Mutual spatio-temporal collapse of femtosecond pulses

Summary form only given. The nonlinear optical process of self-focusing is a result of the intensity-dependent refractive index. If the power of the beam is sufficiently large, the lensing effect induced on the beam due to its radial intensity profile dominates diffraction, and the beam undergoes collapse, which is a practice is eventually halted by higher-order nonlinear processes such as plasma formation. When ultrashort-pulsed lasers are used instead of continuous-wave lasers, temporal effects such as dispersion, self-steepening, and space-time focusing must be accounted for in the high-intensity regime of the collapsing beam.

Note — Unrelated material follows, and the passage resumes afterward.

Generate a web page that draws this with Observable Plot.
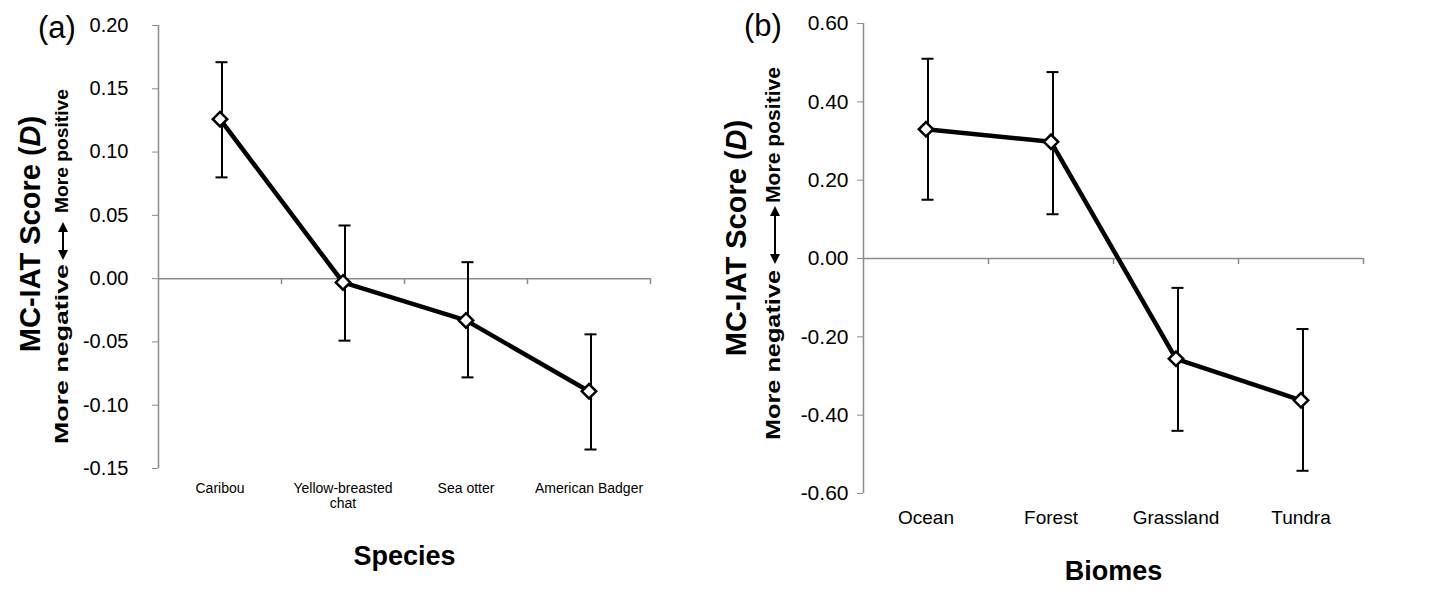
<!DOCTYPE html>
<html><head><meta charset="utf-8">
<script src="https://cdn.jsdelivr.net/npm/d3@7"></script>
<script src="https://cdn.jsdelivr.net/npm/@observablehq/plot@0.6"></script>
<style>
body{margin:0;background:#fff;font-family:"Liberation Sans",Arial,sans-serif;}
#wrap{position:relative;width:1440px;height:597px;overflow:hidden}
#a{position:absolute;left:0;top:0}
#b{position:absolute;left:700px;top:0}
</style></head><body><div id="wrap"><div id="a"></div><div id="b"></div></div>
<script>
// Panel (a): species
const species = ["Caribou", "Yellow-breasted\nchat", "Sea otter", "American Badger"];
const speciesMean = [0.126, -0.003, -0.033, -0.089];
const speciesLow = [0.080, -0.049, -0.078, -0.135];
const speciesHigh = [0.171, 0.042, 0.013, -0.044];
const speciesTicks = [-0.15, -0.10, -0.05, 0, 0.05, 0.10, 0.15, 0.20];

// Panel (b): biomes
const biomes = ["Ocean", "Forest", "Grassland", "Tundra"];
const biomeMean = [0.330, 0.298, -0.256, -0.362];
const biomeLow = [0.150, 0.113, -0.440, -0.542];
const biomeHigh = [0.510, 0.476, -0.075, -0.180];
const biomeTicks = [-0.60, -0.40, -0.20, 0, 0.20, 0.40, 0.60];

const FONT = '"Liberation Sans", Arial, sans-serif';

function panel(cfg) {
  const data = cfg.cats.map((c, i) => ({pos: i + 0.5, cat: c, mean: cfg.mean[i], lo: cfg.lo[i], hi: cfg.hi[i]}));
  const n = cfg.cats.length;
  const bounds = d3.range(1, n + 1);
  const plot = Plot.plot({
    width: cfg.width, height: 597,
    marginLeft: cfg.ml, marginRight: cfg.mr, marginTop: cfg.mt, marginBottom: cfg.mb,
    style: {fontFamily: FONT, color: "black", background: "white"},
    x: {domain: [0, n], axis: null},
    y: {domain: [cfg.ticks[0], cfg.ticks[cfg.ticks.length - 1]], axis: null},
    marks: [
      Plot.axisY({ticks: cfg.ticks, tickFormat: d => d.toFixed(2), tickSize: 6, tickPadding: cfg.yPad,
        stroke: "#8c8c8c", fill: "black", fontSize: cfg.tickFont, label: null}),
      Plot.axisX({ticks: data.map(d => d.pos), tickFormat: d => cfg.cats[Math.floor(d)], tickSize: 0,
        tickPadding: cfg.xPad, fontSize: cfg.catFont, fill: "black", label: null, lineHeight: 1.05}),
      Plot.ruleX([0], {stroke: "#8c8c8c", strokeWidth: 1.5}),
      Plot.ruleY([0], {stroke: "#8c8c8c", strokeWidth: 1.5}),
      Plot.ruleX(bounds, {y1: 0, y2: 0, insetBottom: -6, stroke: "#8c8c8c", strokeWidth: 1.5}),
      Plot.ruleX(data, {x: "pos", y1: "lo", y2: "hi", stroke: "black", strokeWidth: 2, dx: 2}),
      Plot.ruleY(data, {y: "hi", x1: "pos", x2: "pos", insetLeft: -6, insetRight: -6, stroke: "black", strokeWidth: 2, dx: 2}),
      Plot.ruleY(data, {y: "lo", x1: "pos", x2: "pos", insetLeft: -6, insetRight: -6, stroke: "black", strokeWidth: 2, dx: 2}),
      Plot.line(data, {x: "pos", y: "mean", stroke: "black", strokeWidth: 4.5}),
      Plot.dot(data, {x: "pos", y: "mean", symbol: "diamond2", r: 6.5, fill: "white", stroke: "black", strokeWidth: 2.5}),
      Plot.text([cfg.title], {frameAnchor: "bottom", dy: cfg.titleDy, fontSize: 27, fontWeight: "bold", fill: "black"})
    ]
  });
  const svg = d3.select(plot);
  // panel letter
  svg.append("text").attr("x", cfg.letterX).attr("y", cfg.letterY).attr("text-anchor", "middle")
    .attr("font-size", 31).attr("font-family", FONT).attr("fill", "black").text(cfg.letter);
  // y axis title with italic D
  const t = svg.append("text").attr("transform", `translate(${cfg.labX},${cfg.labY}) rotate(-90)`)
    .attr("text-anchor", "middle").attr("dominant-baseline", "middle")
    .attr("font-size", 29).attr("font-weight", "bold").attr("font-family", FONT).attr("fill", "black");
  t.append("tspan").text("MC-IAT Score (");
  t.append("tspan").attr("font-style", "italic").text("D");
  t.append("tspan").text(")");
  // direction annotation
  const ax = cfg.annX;
  svg.append("text").attr("transform", `translate(${ax},${cfg.posY}) rotate(-90)`)
    .attr("text-anchor", "middle").attr("dominant-baseline", "middle")
    .attr("font-size", cfg.annFont).attr("font-weight", "bold").attr("font-family", FONT)
    .attr("textLength", cfg.posLen).attr("lengthAdjust", "spacingAndGlyphs").text("More positive");
  svg.append("text").attr("transform", `translate(${ax},${cfg.negY}) rotate(-90)`)
    .attr("text-anchor", "middle").attr("dominant-baseline", "middle")
    .attr("font-size", cfg.annFont).attr("font-weight", "bold").attr("font-family", FONT)
    .attr("textLength", cfg.negLen).attr("lengthAdjust", "spacingAndGlyphs").text("More negative");
  svg.append("line").attr("x1", ax).attr("x2", ax).attr("y1", cfg.arrTop + 8).attr("y2", cfg.arrBot - 8)
    .attr("stroke", "black").attr("stroke-width", 2);
  svg.append("path").attr("d", `M${ax},${cfg.arrTop}L${ax - 5},${cfg.arrTop + 10}L${ax + 5},${cfg.arrTop + 10}Z`).attr("fill", "black");
  svg.append("path").attr("d", `M${ax},${cfg.arrBot}L${ax - 5},${cfg.arrBot - 10}L${ax + 5},${cfg.arrBot - 10}Z`).attr("fill", "black");
  return plot;
}

document.getElementById("a").appendChild(panel({
  cats: species, mean: speciesMean, lo: speciesLow, hi: speciesHigh, ticks: speciesTicks,
  width: 700, ml: 158, mr: 50, mt: 25, mb: 129, tickFont: 20, catFont: 14, xPad: 14, yPad: 24,
  title: "Species", titleDy: 96, letter: "(a)", letterX: 57, letterY: 38,
  labX: 32, labY: 234, annX: 63, posY: 151, negY: 354, arrTop: 222, arrBot: 260,
  annFont: 19, posLen: 124, negLen: 180
}));
document.getElementById("b").appendChild(panel({
  cats: biomes, mean: biomeMean, lo: biomeLow, hi: biomeHigh, ticks: biomeTicks,
  width: 740, ml: 163, mr: 77, mt: 23, mb: 104, tickFont: 21, catFont: 19, xPad: 16, yPad: 9,
  title: "Biomes", titleDy: 86, letter: "(b)", letterX: 63, letterY: 36,
  labX: 38, labY: 238, annX: 75, posY: 135, negY: 355, arrTop: 206, arrBot: 264,
  annFont: 20, posLen: 136, negLen: 170
}));
</script>
</body></html>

The consequence of these processes under conditions in which the pulse undergoes spatio-temporal collapse is the occurrence of extreme spectral broadening known as super-continuum generation (SCG). We present results that demonstrate that two beams can interact and induce mutual spatio-temporal collapse even though neither beam will undergo collapse by itself. In addition, the beams become radially symmetric which we believe is evidence of the onset of the formation of Townes spatial solitons as the pulses undergo strong self-focusing. In the case in which the two beams overlap temporally, we see that the beam diameters are smaller due to mutual self-focusing and that the two beams attract each other. At this point, we also observe the occurrence of SCG in both beams indicating the mutually-induced collapse of each pulse.